Protection type	Rights granted	Limitations
Patent	Developer controls who can grow commercially or use for breeding	None mentioned; strongest protection
Plant variety certificate	Developer has some control	Research exemption (unclear scope) + farmer exemption (limited seed sales)

📜 Plant variety certificate exemptions

• Research exemption: not clearly defined; whether it prevents breeding use has never been tested in courts.
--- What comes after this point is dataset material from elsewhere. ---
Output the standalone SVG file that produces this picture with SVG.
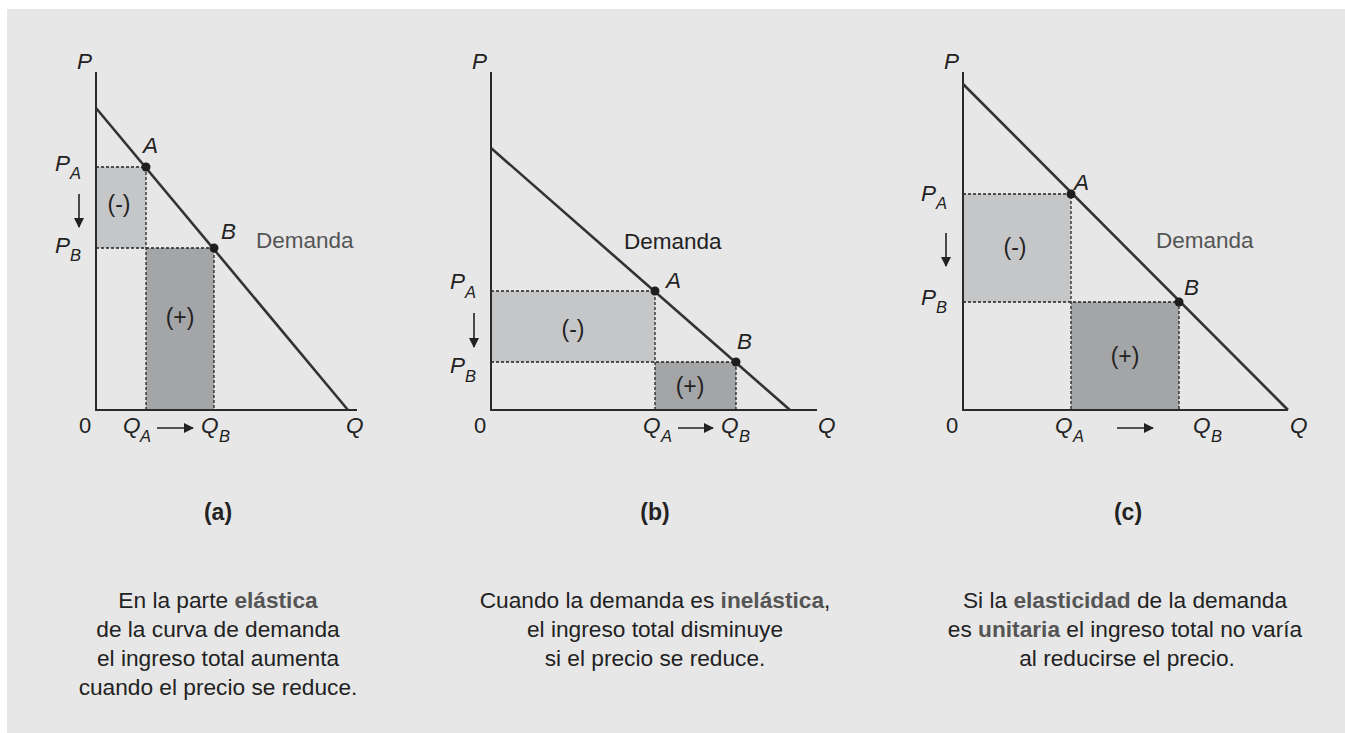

The excerpt strongly advises getting written permission before using any germplasm for breeding.
• Farmer exemption: defined by U.S. Supreme Court—farmers can produce and sell only the amount of seed needed to plant their own farm.
  • Example: if a farmer needs 200 units to plant their farm, they can only sell the unused portion of those 200 units to another farmer.

🤝 Alternative: license agreements

• Applying for patents or certificates is time-consuming and expensive.
• Enforcement is the developer's responsibility.
• Some developers skip legal protection and instead use license agreements with seed producers/marketers that restrict who can produce, sell, or breed with the germplasm.

🏷️ Branding and naming

🏷️ How branding works in the U.S.

• A cultivar can be licensed to multiple companies, each giving it their own brand name.
• Legally, a cultivar can have only one cultivar name, but unlimited brand names.
• Labeling requirement: must notify buyers it's a brand, e.g., "Brand XYZ – Variety not stated."
• This system does not exist in some other countries (e.g., Canada allows only a single name per cultivar).

⚠️ Disadvantage for buyers

• Buyers cannot tell if seed from different companies is genetically identical.
• A buyer wanting to plant several different cultivars could accidentally purchase the same one under different brand names from different companies.
• Don't confuse: a brand name is not the same as a cultivar name; multiple brands may represent the same genetic material.

🌾 Seed certification system

🌾 What certification provides

Seed certification: a voluntary system where a third party verifies the genetic identity and purity of seed for sellers.

• The international organization is the Association of Official Certifying Agencies (AOSCA).
• In the U.S., state-level units are commonly called Crop Improvement Associations.
• Services vary by state; each state's association can be found by searching "[State name] Crop Improvement Association."

📋 Certification classes and tags

• Breeder seed → produces Foundation class (white tag)
• Foundation → produces Registered class (purple tag) or Certified class (blue tag)
• Registered → can also produce Certified class in some states
• Standards and inspected traits vary by crop; search "[Crop name] Seed Certification Standards" for details.

✅ Voluntary nature

• Use of certification is optional for seed developers and marketers.
• Advantage for buyers: third-party assurance of cultivar identity.
• Companies not using certification rely on internal systems and consumer trust to verify cultivar names or brands.
• Don't confuse: certification is not a legal requirement; it's a market service that companies choose to use or not use.